Angelina J. Knox
Angelina J. Knox was an American inventor, abolitionist, writer, and philanthropist. She aided fugitive slaves and escaped slaves during the American Civil War. Her former home at 29 Myrtle Street in Boston is an Underground Railroad site.
Early life, and family
Angelina J. Berry was born on July 17, 1819, in Belfast, Maine, to parents Elizabeth Betsey and Col. Watson Berry.In 1852 in Boston, she married Thomas Parker Knox from Warwick, Rhode Island. Together they had two children, however her first born son died in infancy c. 1852. In their early marriage they lived in Hyannis, Massachusetts, and after their son's death they moved to Boston to begin work as abolitionists. The Knox family read the new book, Uncle Tom's Cabin by Harriet Beecher Stowe, and had connected their own grief with the grief of the broken families of the enslaved.
Career
Knox was a member of the Congregational church, starting at a young age. At the age of 28 she moved to Saginaw, Michigan, to work as a missionary to the Anishinaabe people.She worked for three years as an assistant to Judge James G. Birney, the first abolitionist candidate for President under the Liberty Party.
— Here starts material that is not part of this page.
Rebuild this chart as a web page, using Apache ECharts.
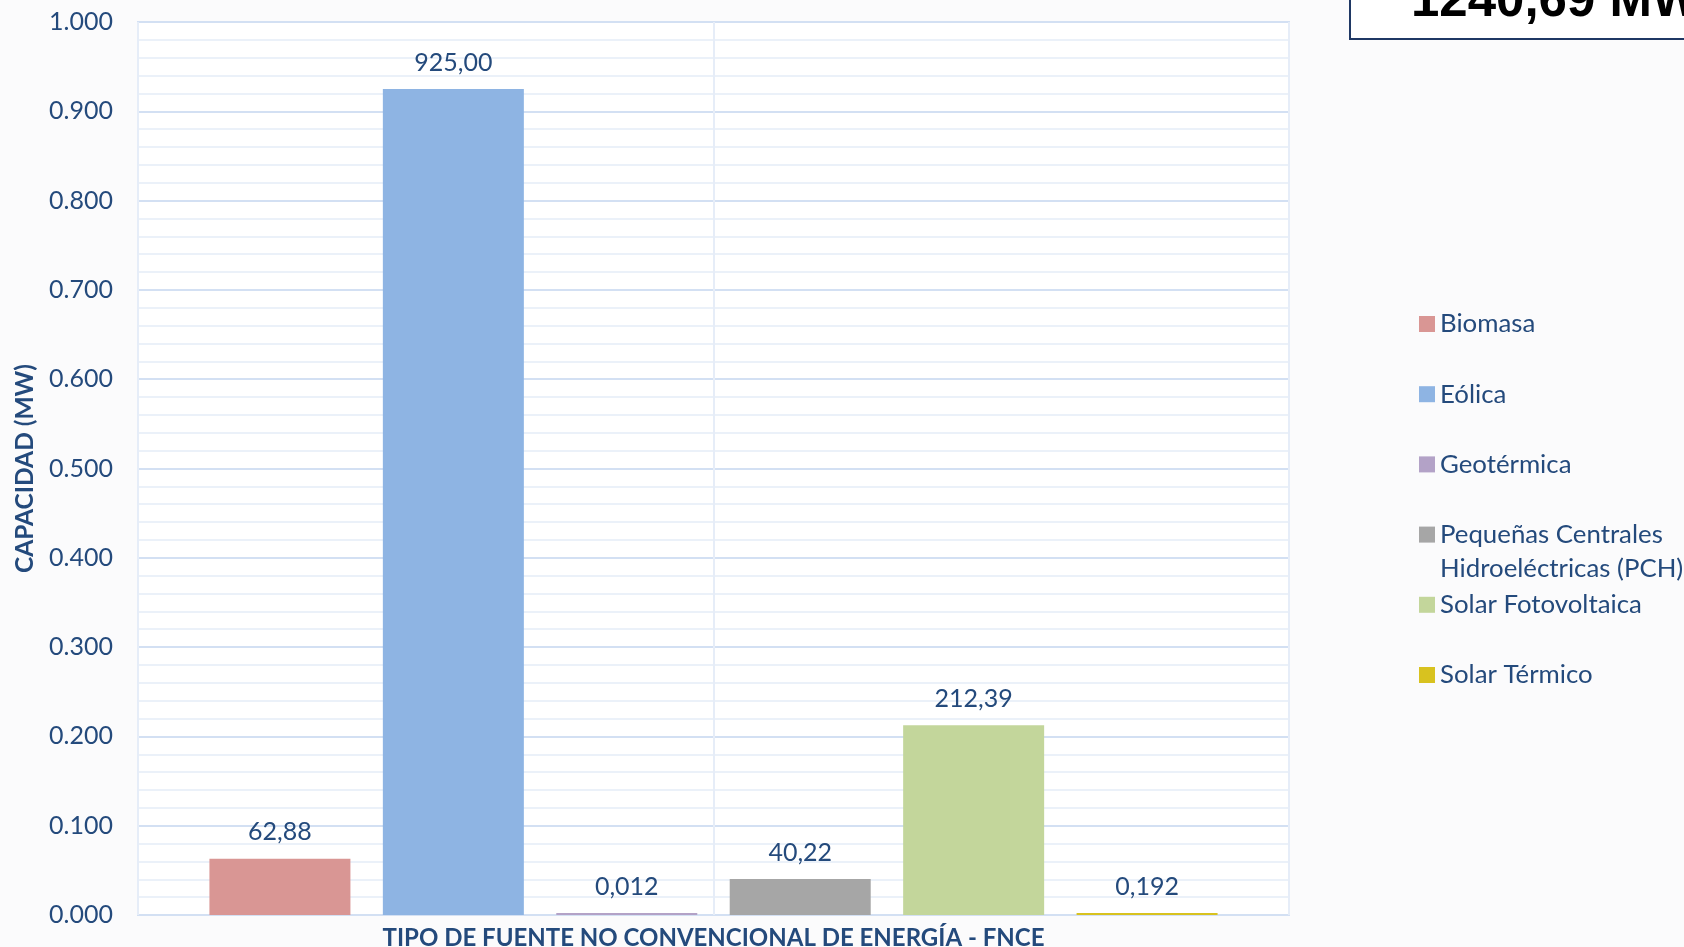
<!DOCTYPE html>
<html lang="es">
<head>
<meta charset="utf-8">
<title>Capacidad FNCE</title>
<script src="https://cdn.jsdelivr.net/npm/echarts@6/dist/echarts.min.js"></script>
<style>
  html, body { margin: 0; padding: 0; background: #fbfbfc; }
  #chart { width: 1684px; height: 947px; }
</style>
</head>
<body>
<div id="chart"></div>
<script>
// datos (MW)
const fuentes = ['Biomasa', 'Eólica', 'Geotérmica', 'Pequeñas Centrales Hidroeléctricas (PCH)', 'Solar Fotovoltaica', 'Solar Térmico']
const capacidadMW = [62.88, 925.00, 0.012, 40.22, 212.39, 0.192]
const colores = ['#d99694', '#8eb4e3', '#b3a2c7', '#a6a6a6', '#c3d69b', '#d8c21f']
const yTickLabels = ['0.000', '0.100', '0.200', '0.300', '0.400', '0.500', '0.600', '0.700', '0.800', '0.900', '1.000']

const azul = '#244a7c'
const fuente = 'Lato, "Open Sans", sans-serif'

const total = capacidadMW.reduce((a, b) => a + b, 0)
const totalTxt = total.toFixed(2).replace('.', ',') + ' MW'

function fmtLabel(v) {
  return (v < 1 ? v.toFixed(3) : v.toFixed(2)).replace('.', ',')
}

const series = fuentes.map((name, i) => ({
  name,
  type: 'bar',
  data: [capacidadMW[i]],
  barWidth: 141,
  barGap: '23%',
  barMinHeight: 2,
  itemStyle: { color: colores[i] },
  label: {
    show: true,
    position: 'top',
    distance: 14,
    color: azul,
    fontFamily: fuente,
    fontSize: 25,
    formatter: p => fmtLabel(p.value),
  },
}))

// one legend per item so the pitch stays even (PCH wraps to two lines)
const legends = fuentes.map((name, i) => {
  const center = 324 + i * 70.2
  const isPCH = name.indexOf('PCH') >= 0
  return {
    data: [name],
    orient: 'vertical',
    left: 1419,
    top: center - (isPCH ? 51 : 17),
    padding: 0,
    itemWidth: 16,
    itemHeight: 16,
    icon: 'rect',
    textStyle: { color: azul, fontFamily: fuente, fontSize: 25.8, lineHeight: 34 },
    formatter: isPCH ? () => '\u00a0\nPequeñas Centrales\nHidroeléctricas (PCH)' : '{name}',
  }
})

const chart = echarts.init(document.getElementById('chart'))
chart.setOption({
  backgroundColor: '#fbfbfc',
  animation: false,
  grid: {
    left: 138, top: 22, right: 395, bottom: 32,
    outerBoundsMode: 'none',
    show: true, backgroundColor: '#ffffff', borderColor: '#d3e0f3', borderWidth: 2,
  },
  legend: legends,
  xAxis: [
    {
      type: 'category',
      data: [''],
      axisLine: { show: false },
      axisTick: { show: false },
      axisLabel: { show: false },
      name: 'TIPO DE FUENTE NO CONVENCIONAL DE ENERGÍA - FNCE',
      nameLocation: 'middle',
      nameGap: 11,
      nameTextStyle: { color: azul, fontFamily: fuente, fontSize: 24, fontWeight: 'bold', verticalAlign: 'top' },
    },
    {
      type: 'value',
      min: 0, max: 2, interval: 1,
      position: 'bottom',
      axisLine: { show: false },
      axisTick: { show: false },
      axisLabel: { show: false },
      splitLine: { show: true, lineStyle: { color: '#e6edf8', width: 2 } },
    },
  ],
  yAxis: {
    type: 'value',
    min: 0, max: 1000, interval: 100,
    axisLine: { show: false },
    axisTick: { show: false },
    axisLabel: {
      color: azul, fontFamily: fuente, fontSize: 25, margin: 25,
      formatter: v => yTickLabels[Math.round(v / 100)],
    },
    splitLine: { lineStyle: { color: '#d3e0f3', width: 2 } },
    minorTick: { show: false, splitNumber: 5 },
    minorSplitLine: { show: true, lineStyle: { color: '#ebf1f9', width: 2 } },
    name: 'CAPACIDAD (MW)',
    nameLocation: 'middle',
    nameGap: 100,
    nameTextStyle: { color: azul, fontFamily: fuente, fontSize: 24.5, fontWeight: 'bold' },
  },
  series,
  graphic: [
    {
      type: 'rect',
      shape: { x: 1350, y: -10, width: 400, height: 49 },
      style: { fill: '#ffffff', stroke: '#1f3864', lineWidth: 2 },
    },
    {
      type: 'text',
      x: 1411, y: 2,
      style: {
        text: totalTxt,
        font: 'bold 51px "Liberation Sans", Arial, sans-serif',
        fill: '#000000',
        verticalAlign: 'middle',
      },
    },
  ],
})
</script>
</body>
</html>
From 1855–1859, the Knox family lived at 29 Myrtle Street in Boston, and aided fugitive and escaped slaves. This home is now an Underground Railroad historical site, noted by the National Park Service.
Knox was noted for her charity work and founded the Old Ladies' Home in Boston, an organization for elderly Black women.
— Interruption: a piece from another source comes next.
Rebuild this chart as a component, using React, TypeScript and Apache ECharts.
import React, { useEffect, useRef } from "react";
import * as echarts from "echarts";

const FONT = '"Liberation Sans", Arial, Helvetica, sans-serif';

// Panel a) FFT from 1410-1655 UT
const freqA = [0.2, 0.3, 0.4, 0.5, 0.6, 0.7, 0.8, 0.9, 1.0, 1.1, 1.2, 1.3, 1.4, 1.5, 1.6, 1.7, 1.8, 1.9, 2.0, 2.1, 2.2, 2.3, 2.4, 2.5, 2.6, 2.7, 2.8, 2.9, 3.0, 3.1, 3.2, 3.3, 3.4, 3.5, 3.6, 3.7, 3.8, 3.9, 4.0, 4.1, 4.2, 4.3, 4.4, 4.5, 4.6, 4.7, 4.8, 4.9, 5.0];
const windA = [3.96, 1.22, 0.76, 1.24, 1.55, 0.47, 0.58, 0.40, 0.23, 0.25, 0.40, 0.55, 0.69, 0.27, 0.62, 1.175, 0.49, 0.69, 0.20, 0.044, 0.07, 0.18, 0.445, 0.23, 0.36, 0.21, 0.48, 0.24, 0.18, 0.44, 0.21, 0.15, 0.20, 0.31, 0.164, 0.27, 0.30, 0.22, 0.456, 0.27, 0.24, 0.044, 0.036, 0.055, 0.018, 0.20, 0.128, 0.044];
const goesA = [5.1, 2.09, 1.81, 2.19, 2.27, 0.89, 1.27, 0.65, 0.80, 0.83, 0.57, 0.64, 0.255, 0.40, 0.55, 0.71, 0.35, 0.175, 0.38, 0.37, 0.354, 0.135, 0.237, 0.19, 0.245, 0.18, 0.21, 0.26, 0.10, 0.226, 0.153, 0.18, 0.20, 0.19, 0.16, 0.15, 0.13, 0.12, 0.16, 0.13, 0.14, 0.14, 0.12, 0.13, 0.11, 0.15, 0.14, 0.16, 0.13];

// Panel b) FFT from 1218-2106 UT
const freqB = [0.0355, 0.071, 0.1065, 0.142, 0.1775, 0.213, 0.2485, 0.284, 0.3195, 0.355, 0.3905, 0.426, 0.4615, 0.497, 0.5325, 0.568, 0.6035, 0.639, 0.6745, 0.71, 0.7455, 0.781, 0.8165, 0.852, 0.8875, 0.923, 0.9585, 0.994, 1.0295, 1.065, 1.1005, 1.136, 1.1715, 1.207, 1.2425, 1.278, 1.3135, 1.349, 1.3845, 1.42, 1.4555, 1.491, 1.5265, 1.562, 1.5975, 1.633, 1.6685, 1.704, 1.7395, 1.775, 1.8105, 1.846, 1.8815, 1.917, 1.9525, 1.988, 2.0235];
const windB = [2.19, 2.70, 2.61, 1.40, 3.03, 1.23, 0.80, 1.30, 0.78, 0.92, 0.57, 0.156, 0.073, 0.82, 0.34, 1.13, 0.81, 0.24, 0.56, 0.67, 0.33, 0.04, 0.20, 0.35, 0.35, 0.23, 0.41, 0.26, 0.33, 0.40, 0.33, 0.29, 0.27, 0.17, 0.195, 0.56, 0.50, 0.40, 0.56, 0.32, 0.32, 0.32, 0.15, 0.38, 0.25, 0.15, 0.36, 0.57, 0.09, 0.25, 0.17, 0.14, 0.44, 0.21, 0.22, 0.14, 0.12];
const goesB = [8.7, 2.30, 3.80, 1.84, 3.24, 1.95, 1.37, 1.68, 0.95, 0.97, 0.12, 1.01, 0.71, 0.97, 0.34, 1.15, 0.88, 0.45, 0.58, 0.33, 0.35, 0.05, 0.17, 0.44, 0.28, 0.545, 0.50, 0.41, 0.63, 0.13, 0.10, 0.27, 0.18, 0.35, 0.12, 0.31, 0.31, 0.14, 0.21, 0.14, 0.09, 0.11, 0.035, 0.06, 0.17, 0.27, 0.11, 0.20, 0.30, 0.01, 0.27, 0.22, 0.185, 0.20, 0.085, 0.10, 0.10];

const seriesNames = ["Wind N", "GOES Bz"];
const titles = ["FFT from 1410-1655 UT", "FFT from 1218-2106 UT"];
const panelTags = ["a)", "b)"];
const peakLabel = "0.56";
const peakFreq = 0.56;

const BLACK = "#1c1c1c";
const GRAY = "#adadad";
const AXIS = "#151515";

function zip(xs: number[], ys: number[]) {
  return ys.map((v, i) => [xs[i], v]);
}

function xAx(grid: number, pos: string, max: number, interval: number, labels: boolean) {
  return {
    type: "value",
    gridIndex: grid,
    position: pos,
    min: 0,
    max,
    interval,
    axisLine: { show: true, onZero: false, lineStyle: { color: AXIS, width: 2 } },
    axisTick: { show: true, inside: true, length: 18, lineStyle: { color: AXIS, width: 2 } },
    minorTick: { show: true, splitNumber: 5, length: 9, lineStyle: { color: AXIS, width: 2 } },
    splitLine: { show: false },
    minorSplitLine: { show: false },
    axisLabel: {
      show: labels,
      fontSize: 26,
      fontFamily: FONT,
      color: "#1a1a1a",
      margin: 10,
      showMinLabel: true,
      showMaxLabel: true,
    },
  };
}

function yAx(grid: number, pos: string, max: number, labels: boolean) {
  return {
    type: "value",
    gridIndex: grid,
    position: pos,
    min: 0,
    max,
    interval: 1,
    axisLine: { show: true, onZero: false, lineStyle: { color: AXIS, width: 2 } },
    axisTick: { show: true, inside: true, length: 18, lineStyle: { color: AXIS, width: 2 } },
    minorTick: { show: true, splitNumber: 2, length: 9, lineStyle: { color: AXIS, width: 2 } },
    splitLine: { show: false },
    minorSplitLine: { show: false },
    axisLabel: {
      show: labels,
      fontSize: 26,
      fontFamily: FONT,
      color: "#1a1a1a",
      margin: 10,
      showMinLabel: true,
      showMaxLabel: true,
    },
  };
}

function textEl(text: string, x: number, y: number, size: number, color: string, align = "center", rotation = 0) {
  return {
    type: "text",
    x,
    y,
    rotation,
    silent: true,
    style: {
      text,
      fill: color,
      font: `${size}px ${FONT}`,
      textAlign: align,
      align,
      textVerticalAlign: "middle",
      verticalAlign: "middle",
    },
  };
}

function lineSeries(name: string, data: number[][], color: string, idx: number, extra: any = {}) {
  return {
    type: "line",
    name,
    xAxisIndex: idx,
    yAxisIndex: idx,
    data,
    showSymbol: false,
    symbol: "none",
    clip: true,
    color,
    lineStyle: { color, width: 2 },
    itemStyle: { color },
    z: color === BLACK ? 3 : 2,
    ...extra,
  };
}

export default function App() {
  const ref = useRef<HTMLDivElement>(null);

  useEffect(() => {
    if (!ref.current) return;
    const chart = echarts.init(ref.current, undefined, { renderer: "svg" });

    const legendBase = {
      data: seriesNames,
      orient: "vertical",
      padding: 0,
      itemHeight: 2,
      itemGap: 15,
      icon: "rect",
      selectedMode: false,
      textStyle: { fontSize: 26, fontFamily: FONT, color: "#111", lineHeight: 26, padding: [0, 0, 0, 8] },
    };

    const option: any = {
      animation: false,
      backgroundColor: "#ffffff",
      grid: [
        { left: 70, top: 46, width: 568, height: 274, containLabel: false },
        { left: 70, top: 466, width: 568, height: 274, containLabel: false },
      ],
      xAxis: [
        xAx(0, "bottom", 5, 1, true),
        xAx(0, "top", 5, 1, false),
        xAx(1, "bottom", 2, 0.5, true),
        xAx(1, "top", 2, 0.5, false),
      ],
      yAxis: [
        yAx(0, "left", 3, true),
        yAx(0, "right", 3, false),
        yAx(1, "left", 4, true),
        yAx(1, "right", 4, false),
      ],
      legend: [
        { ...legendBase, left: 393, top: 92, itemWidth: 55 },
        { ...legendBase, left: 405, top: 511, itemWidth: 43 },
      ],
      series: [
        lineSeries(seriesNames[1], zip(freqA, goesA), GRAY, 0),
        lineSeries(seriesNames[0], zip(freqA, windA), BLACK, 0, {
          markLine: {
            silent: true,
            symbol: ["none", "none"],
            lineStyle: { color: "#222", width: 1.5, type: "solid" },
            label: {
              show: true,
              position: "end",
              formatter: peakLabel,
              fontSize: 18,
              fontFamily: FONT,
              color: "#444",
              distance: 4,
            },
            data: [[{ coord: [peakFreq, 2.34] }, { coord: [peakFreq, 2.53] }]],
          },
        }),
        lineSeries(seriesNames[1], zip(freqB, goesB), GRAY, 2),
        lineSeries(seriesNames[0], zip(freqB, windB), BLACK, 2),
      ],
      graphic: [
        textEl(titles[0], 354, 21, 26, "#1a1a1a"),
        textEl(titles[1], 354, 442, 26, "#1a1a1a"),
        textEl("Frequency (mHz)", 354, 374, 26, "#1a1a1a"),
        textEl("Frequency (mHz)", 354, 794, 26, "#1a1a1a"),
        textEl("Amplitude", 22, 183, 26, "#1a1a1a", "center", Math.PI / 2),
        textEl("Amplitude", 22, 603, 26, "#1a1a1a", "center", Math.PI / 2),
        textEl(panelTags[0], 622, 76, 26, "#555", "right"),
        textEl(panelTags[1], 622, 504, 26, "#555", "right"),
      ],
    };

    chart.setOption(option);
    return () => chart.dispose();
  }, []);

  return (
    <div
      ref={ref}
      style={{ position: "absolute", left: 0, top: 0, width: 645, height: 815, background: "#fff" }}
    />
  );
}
Knox also worked as an inventor. On February 7, 1865, she patented a natural method to preserve dried flowers by using wax, which was published in Scientific America a year earlier. On October 30, 1866, she filed a patent with the United States Patent Office for a wash bowl and water closet combined. Knox made considerable funds from her inventions, and donated 40% of her income to support American Civil War veterans, and her abolitionism.
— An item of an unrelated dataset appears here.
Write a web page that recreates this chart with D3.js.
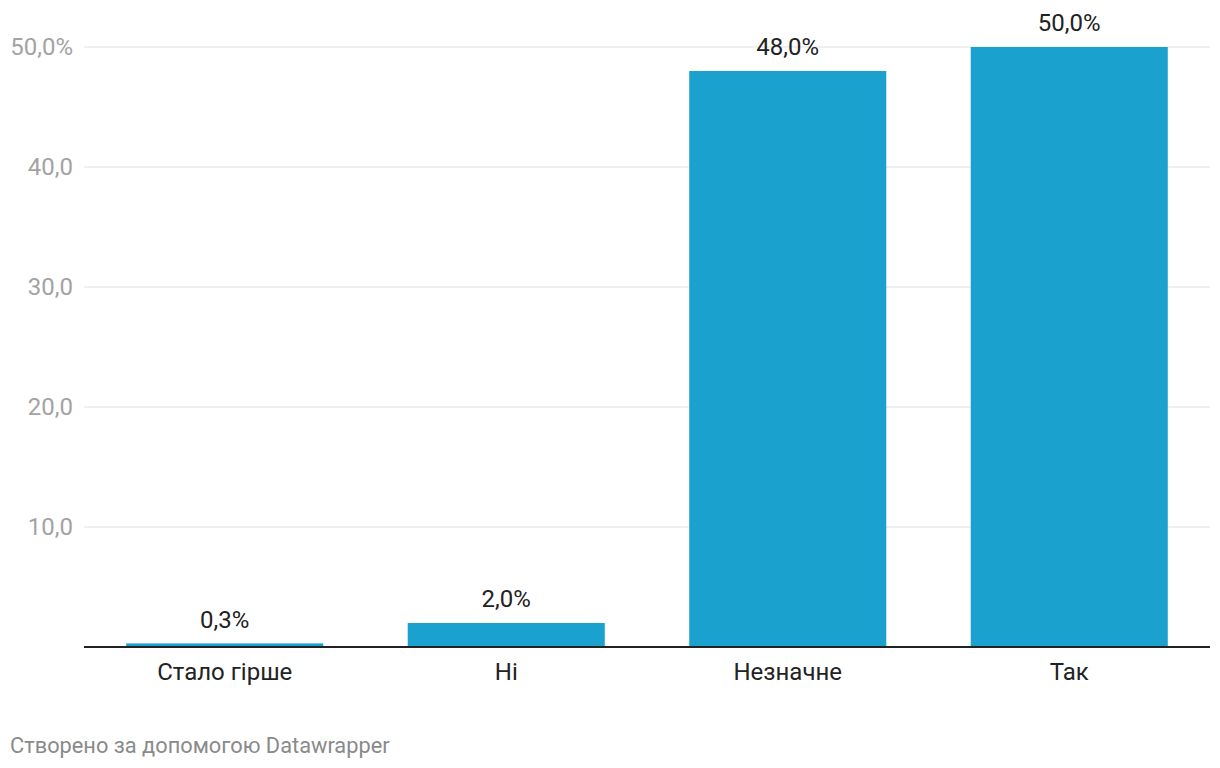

After the American Civil War ended, she went to Canada with John Greenleaf Whittier and others to investigate the conditions of fugitive slaves living there. She later wrote about what she witnessed.
Late life and death
In 1877, she moved to East Oakland, California, followed by a move to San Francisco, and later Sacramento. In 1889, Knox moved to Fresno, California where she lived for the last 7 years of her life. She died on January 24, 1896, in Fresno.In July 1969, the Berkeley Gazette newspaper published a short column about her life, in her honor.